Development of guidance and control strategies for a small satellite involved in proximity operations

Rendezvous and Docking (RVD) operations are among the most critical and challenging operations of in-orbit servicing missions. In this type of operation, safety plays a crucial role, as it is necessary to have extremely precise control over the satellite's position, velocity and attitude when the two bodies are in such close proximity, in order to avoid mission-compromising anomalies. This thesis is part of the SROC (Space Rider Observer Cube) project, promoted by ESA and carried out in collaboration with Tyvak International, Politecnico di Torino and Università di Padova. Initially, the mission architecture involved a CubeSat performing RVD with the Space Rider platform. However, following a design evolution, Space Rider has been replaced by a twin CubeSat, named SROC-B, thus requiring a complete redefinition of the guidance strategy and manoeuvres. The objective of this thesis is to design the guidance algorithm for the final approach phase of the RVD between SROC-A (the chaser) and SROC-B (the target). For this purpose, an orbital simulator that implements the Guidance, Navigation, and Control (GNC) functions was modelled in MATLAB/Simulink.
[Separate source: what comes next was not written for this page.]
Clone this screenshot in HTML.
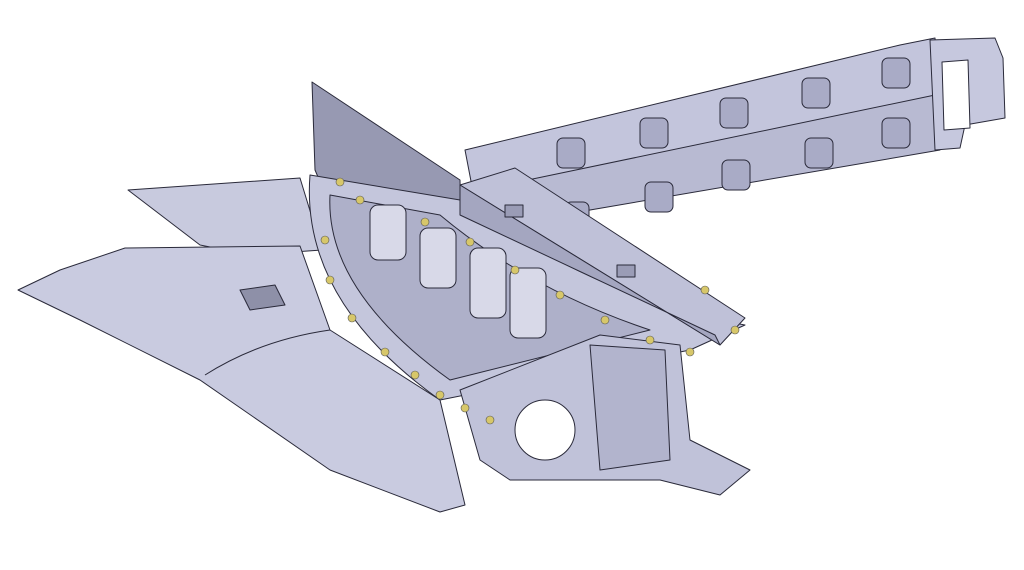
<!DOCTYPE html>
<html><head><meta charset="utf-8"><style>
html,body{margin:0;padding:0;background:#fff;width:1024px;height:570px;overflow:hidden}
</style></head><body>
<svg width="1024" height="570" viewBox="0 0 1024 570" xmlns="http://www.w3.org/2000/svg" stroke="#2a2a3a" stroke-width="1" stroke-linejoin="round">
<!-- right beam -->
<polygon points="465,150 900,45 935,38 940,120 480,228" fill="#c3c5dc"/>
<polygon points="480,190 935,95 940,150 485,228" fill="#b8bad2"/>
<polygon points="930,40 995,38 1003,58 1005,118 965,125 960,148 935,150" fill="#c6c8de"/>
<polygon points="942,62 968,60 970,128 944,130" fill="#fff"/>
<g fill="#a9abc6">
<rect x="557" y="138" width="28" height="30" rx="6"/><rect x="640" y="118" width="28" height="30" rx="6"/>
<rect x="720" y="98" width="28" height="30" rx="6"/><rect x="802" y="78" width="28" height="30" rx="6"/>
<rect x="882" y="58" width="28" height="30" rx="6"/>
<rect x="645" y="182" width="28" height="30" rx="6"/><rect x="722" y="160" width="28" height="30" rx="6"/>
<rect x="805" y="138" width="28" height="30" rx="6"/><rect x="882" y="118" width="28" height="30" rx="6"/>
<rect x="565" y="202" width="24" height="26" rx="6"/>
</g>
<!-- top thin sheet -->
<polygon points="128,190 300,178 322,250 250,255 200,245" fill="#c8cade"/>
<!-- wing -->
<polygon points="18,290 60,270 125,248 300,246 330,330 440,400 465,505 440,512 330,470 200,380 80,320" fill="#c9cbe0"/>
<path d="M205,375 Q260,340 330,330" fill="none"/>
<polygon points="240,290 275,285 285,305 250,310" fill="#8e90a8"/>
<!-- vertical fin -->
<polygon points="312,82 460,180 462,270 330,205 315,170" fill="#9799b2"/>
<!-- rib frame -->
<path d="M310,175 Q300,300 440,400 L690,350 L745,325 Q600,300 460,200 Z" fill="#c4c6dc"/>
<path d="M330,195 Q325,290 450,380 L650,330 Q530,290 440,215 Z" fill="#aeb0c9"/>
<g fill="#d8d9e8">
<rect x="420" y="228" width="36" height="60" rx="8"/><rect x="470" y="248" width="36" height="70" rx="8"/>
<rect x="510" y="268" width="36" height="70" rx="8"/><rect x="370" y="205" width="36" height="55" rx="8"/>
</g>
<!-- diagonal bar -->
<polygon points="460,185 515,168 745,318 720,345" fill="#bfc1d8"/>
<polygon points="460,185 720,345 715,335 460,215" fill="#a4a6c0"/>
<rect x="505" y="205" width="18" height="12" fill="#9a9cb6"/><rect x="617" y="265" width="18" height="12" fill="#9a9cb6"/>
<!-- lower box -->
<polygon points="460,390 600,335 680,345 690,440 750,470 720,495 660,480 510,480 480,460" fill="#c0c2d9"/>
<polygon points="590,345 665,350 670,460 600,470" fill="#b2b4cd"/>
<circle cx="545" cy="430" r="30" fill="#fff"/>
<!-- bolts -->
<g fill="#d7c76a" stroke="#555" stroke-width="0.6">
<circle cx="340" cy="182" r="4"/><circle cx="360" cy="200" r="4"/><circle cx="325" cy="240" r="4"/>
<circle cx="330" cy="280" r="4"/><circle cx="352" cy="318" r="4"/><circle cx="385" cy="352" r="4"/>
<circle cx="415" cy="375" r="4"/><circle cx="440" cy="395" r="4"/><circle cx="465" cy="408" r="4"/>
<circle cx="490" cy="420" r="4"/><circle cx="425" cy="222" r="4"/><circle cx="470" cy="242" r="4"/>
<circle cx="515" cy="270" r="4"/><circle cx="560" cy="295" r="4"/><circle cx="605" cy="320" r="4"/>
<circle cx="650" cy="340" r="4"/><circle cx="690" cy="352" r="4"/><circle cx="735" cy="330" r="4"/>
<circle cx="705" cy="290" r="4"/>
</g>
</svg>
</body></html>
Regarding the modelling of the system's dynamics, the Port-to-Port equations were implemented in addition to the Hill–Clohessy–Wiltshire equations to improve the accuracy of the final approach phase. The type of controller implemented is a Non-linear Model Predictive Controller (NMPC) capable of ensuring robustness and the satisfaction of requirements. The mission was simulated in both nominal and off-nominal conditions, evaluating the possible consequences of the latter case and implementing the necessary Collision Avoidance Maneuvers (CAM). The contribution of this thesis regards the definition and verification of the control strategy for nominal approach and the identification and validation of the main guidance and control solutions for off-nominal events. This contribution will be relevant during the re-scope of the mission planned for the first quarter of 2026.